Do what comes next and nothing more, she told herself fiercely. Go home. Reassure Susie and everyone else. Pack an overnight bag and go to Sydney. Stay there until you’re sure Angus is out of danger.
Get away from Jake.
Right.
But when she drove into the castle forecourt there was more drama. She couldn’t have time out just yet.
‘Spike’s dying.’
Kirsty was barely out of the car door before Susie appeared from the gate leading to the kitchen garden. Boris was by her side, looking as concerned as Kirsty.
‘Kirsty, Spike’s dying,’ Susie yelled again. ‘Angus must have been trying to tell us…’ She was balancing precariously on her crutches. As she saw her twin she took hasty steps forward-too hasty-and started to stagger. Kirsty reached her before she hit the ground.
‘Jake phoned,’ her sister said. ‘He said Angus would be OK and you were going to Sydney. Everyone left and then I came out to see. Kirsty, Spike-’
‘Susie, calm down.’
‘I’m calm, but-’
‘You’re not calm. Be sensible. Where’s everyone else?’
Susie took a deep breath. She closed her eyes, obviously fighting for composure. ‘Ben’s gone home to water his own vegetables. Margie says that’s the first place he goes when he’s upset.
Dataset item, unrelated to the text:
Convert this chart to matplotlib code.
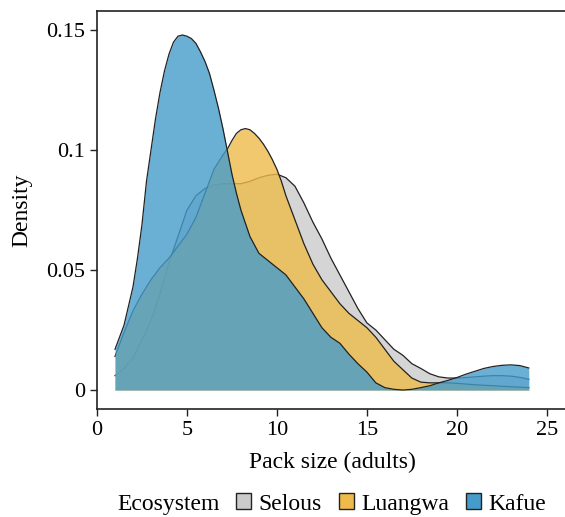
import matplotlib
matplotlib.use('Agg')
import matplotlib.pyplot as plt
from matplotlib.patches import Patch
from matplotlib.offsetbox import HPacker

plt.rcParams['font.family'] = ['Liberation Serif', 'DejaVu Serif']

# Selous: pack size grid and density
selous_x = [1.0, 1.5, 2.0, 2.5, 3.0, 3.5, 4.0, 4.5, 5.0, 5.5, 6.0, 6.5, 7.0, 7.5,
            8.0, 8.5, 9.0, 9.5, 10.0, 10.5, 11.0, 11.5, 12.0, 12.5, 13.0, 13.5,
            14.0, 14.5, 15.0, 15.5, 16.0, 16.5, 17.0, 17.5, 18.0, 18.5, 19.0,
            19.5, 20.0, 20.5, 21.0, 21.5, 22.0, 22.5, 23.0, 23.5, 24.0]
selous = [0.006, 0.009, 0.0135, 0.021, 0.029, 0.040, 0.053, 0.064, 0.075, 0.081,
          0.084, 0.0855, 0.086, 0.086, 0.086, 0.087, 0.0885, 0.0895, 0.090, 0.0885,
          0.085, 0.078, 0.070, 0.063, 0.055, 0.048, 0.041, 0.034, 0.028, 0.025,
          0.021, 0.017, 0.0145, 0.011, 0.009, 0.0068, 0.0055, 0.005, 0.005, 0.0052,
          0.0055, 0.0058, 0.006, 0.006, 0.0058, 0.0053, 0.0045]

# Luangwa
luangwa_x = [1.0, 1.5, 2.0, 2.5, 3.0, 3.5, 4.0, 4.5, 5.0, 5.5, 5.75, 6.0, 6.25,
             6.5, 6.75, 7.0, 7.25, 7.5, 7.75, 8.0, 8.25, 8.5, 8.75, 9.0, 9.25,
             9.5, 9.75, 10.0, 10.25, 10.5, 10.75, 11.0, 11.5, 12.0, 12.5, 13.0,
             13.5, 14.0, 14.5, 15.0, 15.5, 16.0, 16.5, 17.0, 17.5, 18.0, 18.5,
             19.0, 19.5, 20.0, 20.5, 21.0, 21.5, 22.0, 22.5, 23.0, 23.5, 24.0]
luangwa = [0.014, 0.024, 0.033, 0.040, 0.046, 0.051, 0.055, 0.060, 0.065, 0.072,
           0.077, 0.082, 0.087, 0.092, 0.095, 0.098, 0.1005, 0.104, 0.107, 0.1085,
           0.109, 0.1085, 0.107, 0.105, 0.1025, 0.0995, 0.096, 0.092, 0.087,
           0.081, 0.076, 0.071, 0.061, 0.0525, 0.046, 0.041, 0.036, 0.032, 0.029,
           0.026, 0.022, 0.017, 0.012, 0.0085, 0.005, 0.0033, 0.003, 0.003, 0.003,
           0.0028, 0.0025, 0.0022, 0.002, 0.0018, 0.0016, 0.0014, 0.0012, 0.001]

# Kafue
kafue_x = [1.0, 1.5, 2.0, 2.25, 2.5, 2.75, 3.0, 3.25, 3.5, 3.75, 4.0, 4.25, 4.5,
           4.75, 5.0, 5.25, 5.5, 5.75, 6.0, 6.25, 6.5, 6.75, 7.0, 7.25, 7.5, 7.75,
           8.0, 8.5, 9.0, 9.5, 10.0, 10.5, 11.0, 11.5, 12.0, 12.5, 13.0, 13.5,
           14.0, 14.5, 15.0, 15.5, 16.0, 16.5, 17.0, 17.5, 18.0, 18.5, 19.0,
           19.5, 20.0, 20.5, 21.0, 21.5, 22.0, 22.5, 23.0, 23.5, 24.0]
kafue = [0.017, 0.027, 0.043, 0.055, 0.069, 0.087, 0.100, 0.113, 0.124, 0.133,
         0.140, 0.145, 0.1475, 0.148, 0.1475, 0.1465, 0.1445, 0.141, 0.137, 0.132,
         0.125, 0.1175, 0.109, 0.0995, 0.090, 0.082, 0.075, 0.064, 0.057, 0.054,
         0.051, 0.048, 0.043, 0.038, 0.032, 0.026, 0.022, 0.0195, 0.015, 0.011,
         0.0075, 0.003, 0.001, 0.0003, 0.0, 0.0003, 0.001, 0.0018, 0.003, 0.004,
         0.0052, 0.0066, 0.0078, 0.009, 0.0098, 0.0103, 0.0105, 0.0102, 0.0092]

names = ['Selous', 'Luangwa', 'Kafue']
colors = ['#cbcbcb', '#eebb4a', '#459ccb']
series = [(selous_x, selous), (luangwa_x, luangwa), (kafue_x, kafue)]

fig = plt.figure(figsize=(5.65, 5.17), dpi=100)
ax = fig.add_axes([0.1717, 0.2089, 0.832, 0.7698])

# each group: fill then outline, stacked in order so later fills cover earlier lines
for i, ((xs, vals), c) in enumerate(zip(series, colors)):
    ax.fill_between(xs, 0, vals, color=c, alpha=0.8, linewidth=0, zorder=2 * i + 1)
    ax.plot(xs, vals, color='#222222', linewidth=0.9, zorder=2 * i + 2)

ax.set_xlim(0, 26.13)
ax.set_ylim(-0.0079, 0.158)
ax.set_xticks([0, 5, 10, 15, 20, 25])
ax.set_yticks([0, 0.05, 0.1, 0.15])
ax.set_yticklabels(['0', '0.05', '0.1', '0.15'])
ax.tick_params(direction='out', length=5, width=1, labelsize=16, color='#222222')
for s in ax.spines.values():
    s.set_linewidth(1.2)
    s.set_color('#222222')

ax.set_xlabel('Pack size (adults)', fontsize=17, labelpad=9)
ax.set_ylabel('Density', fontsize=17, labelpad=10)

handles = [Patch(facecolor=c, edgecolor='#222222', linewidth=1) for c in colors]
leg = fig.legend(handles, names, loc='center', bbox_to_anchor=(0.587, 0.025),
                 ncol=3, frameon=False, fontsize=17, title='Ecosystem',
                 title_fontsize=17, handlelength=0.65, handleheight=0.65,
                 handletextpad=0.3, columnspacing=0.72, borderaxespad=0)
# title on the same row as the keys
leg._legend_box._children = [HPacker(pad=0, sep=12, align='center',
                                     children=[leg._legend_title_box,
                                               leg._legend_handle_box])]

fig.savefig('out.png', dpi=100)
Then when Jake phoned and said he wanted you to go to Sydney, Margie said she’d shop now as she doesn’t want me to be alone for too long, and after you go I will be. So she and the twins have gone into town. But when they left…’ Her voice broke on a sob.
‘Hey, hush.’ Kirsty put her hand on her twin’s, trying to stem what sounded like rising hysteria. ‘It’s OK.’
‘But it’s not,’ Susie sobbed. ‘I know why Angus had his heart attack. He must have seen. When they left I went to check. Angus and I cleared all the leaves near the pumpkin, leaving the stem exposed. Someone’s pulled it. They’ve hauled the roots right out of the ground. I’ve replanted him, but it’ll take days for his roots to re-establish themselves. He’s wilting while I watch.’
The pumpkin was indeed poorly. Kirsty’s specialty was dying people, not pumpkins-but she knew a dying pumpkin when she saw one. If she’d been selecting pumpkins for a hospice, Spike might well have met her criteria.
He wasn’t totally limp. Some of the leaves closer to the roots were still stiff and healthy, but the leaves close to the pumpkin itself were visibly wilting. Susie had rigged up a sheet to give shade. She’d soaked the ground with water, so the patch was sodden, but obviously not enough water was getting through.
‘Someone’s wrenched him out of the ground,’ Susie whispered. ‘I guess we were lucky the whole plant didn’t break off, but as it is, Spike can’t get water and he’ll die.’
‘Won’t it ripen anyway?’ Kirsty said doubtfully-and received the look she’d used not so long ago on a junior intern who’d suggested using aspirin for renal colic.
‘It’s too soon. He’ll get bigger before he ripens. If he’s picked now he’ll never be any good. This must have been why Angus had his attack. He’ll have looked out the window and been rushing to help. Who can have done such a thing?’ Susie sank onto the wet ground and lifted the main stem into her hands. ‘This will break Angus’s heart. The damaged roots can’t supply enough water to get through.’
Kirsty opened her mouth to say something, and then she stopped.
No. What she was thinking had to be dumb.
‘What?’ Susie said. ‘Why is it dumb?’
‘You know, Jake does this to me, too, now,’ Kirsty complained. ‘Can’t a girl even think by herself?’
‘Jake loves you as much as I love you,’ Susie retorted. ‘He just doesn’t know it yet. What’s dumb?’
Ignore the Jake comment, Kirsty told herself. Concentrate on important matters. Like dying pumpkins.
She was a palliative-care physician. Her specialty was taking care of the dying. Not lifesaving. So far today she’d helped save Angus and now… Could she save a pumpkin? A medical step sideways.
‘I was thinking…’
‘I know you were thinking,’ Susie said, exasperated. ‘But you need to stop thinking and do something or the pumpkin’s cactus.’
‘You know, palliative-care doctors don’t use the word cactus,’ she said thoughtfully, her mind still racing. ‘It’s not a good image.’
‘Spike will die, then,’ Susie said, sounding even more exasperated. And fearful. She’d fallen for Angus in a big way, Kirsty thought. Angus was Rory’s uncle and he was therefore Susie’s family.